9.7 If at any time it is alleged or, it is in the Seller’s reasonable opinion, likely to be alleged that the goods infringe the rights of any third party, the Seller may at its discretion and at its own expense:(a) so as to avoid the infringement of a law, modify or replace the goods in such a way which does not endanger the performance of the whole Contract; or (b) procure for the Buyer the right to continue to use the goods, or repurchase the goods at the price paid by the Buyer (less depreciation).
10. PLACE OF PERFORMANCE, JURISDICTION, APPLICABLE LAW
10.1 The place of performance for all contractual liabilities shall be the place of the registered offices of the Seller at Georg-Glock-Straße 08, 40474 Düsseldorf unless agreed otherwise in writing. The Buyer may, however, also be sued in all cases at the court of his domicile.
10.2 All and any legal relationship between the Buyer and the Seller shall exclusively be governed by German law. The trade terms herein used such as F.O.B., C.F.R. and C.I.F. shall be interpreted in accordance with the Incoterms. The uniform laws concerning contracts for international sales of goods according to the Hague Convention and the UN-Convention shall not be applicable.
11. INTELLECTUAL PROPERTY RIGHTS
Nothing herein contained shall be construed as transferring any patent, trademark, utility model, design, copyright, mask work or any other intellectual property rights in the Goods, all such rights being expressly reserved to the true and lawful owner.
12.1 In case there is any provision on the face of the Contract which prohibits or restricts the Buyer from or to doing certain acts (eg destination restriction clause), the Buyer shall ensure that its customers and users of the Goods will comply with such prohibition or restriction, provided that this provision shall not, in any way, be construed to diminish the Buyer’s obligation to comply with such prohibition or restriction.

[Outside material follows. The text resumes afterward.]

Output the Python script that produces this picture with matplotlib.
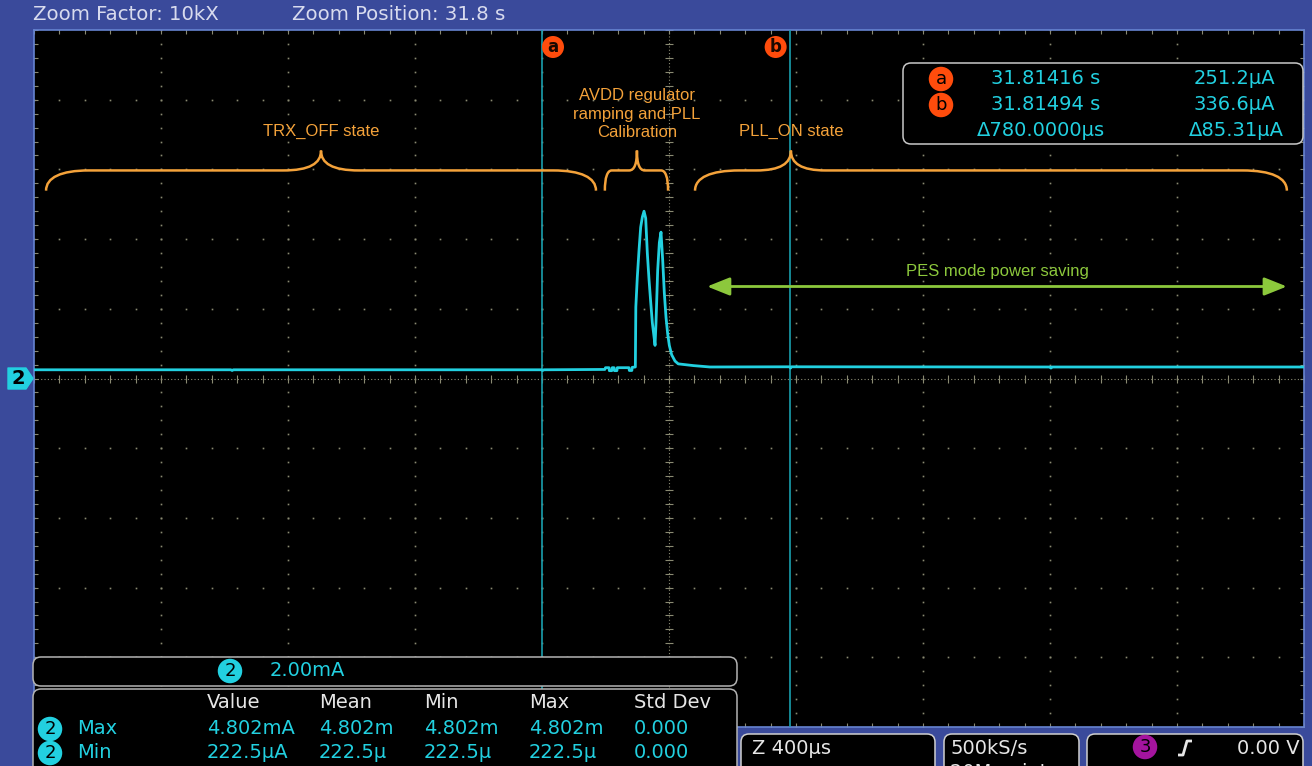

12.2 The rights and remedies of the Seller hereunder are cumulative and in addition to the Seller’s rights, powers and remedies existing at law or in equity or otherwise.
12.3 The failure of the Seller at any time to require full performance by the Buyer of the terms hereof shall not affect the right of the Seller to enforce the same. The waiver by the Seller of any breach of any provision of the Contract shall not be construed as a waiver of any succeeding breach of such provision or waiver of the provision itself.
12.4 The Buyer shall not transfer or assign the Contract or any part thereof.
12.5 The Contract constitutes the entire agreement between the parties hereto and supersedes all prior or contemporaneous communications or agreements or undertakings with regard to the subject matter hereof. The Contract may not be modified or amended except by a written agreement of the parties hereto. This applies also to the exclusion of the written form.
12.6. In the event of any provision of these conditions or of any related stipulations being or becoming unenforceable, validity of the remaining part of the contract shall not be effected thereby. The parties hereto shall be obliged to replace the unenforceable provision by another equivalent provision, the commercial effect of which is as similar as possible to the original provision.
Data on the Seller’s customers and purchasers will be stored and processed by computers to the extent that this is necessary for proper handling of the contractual relationship.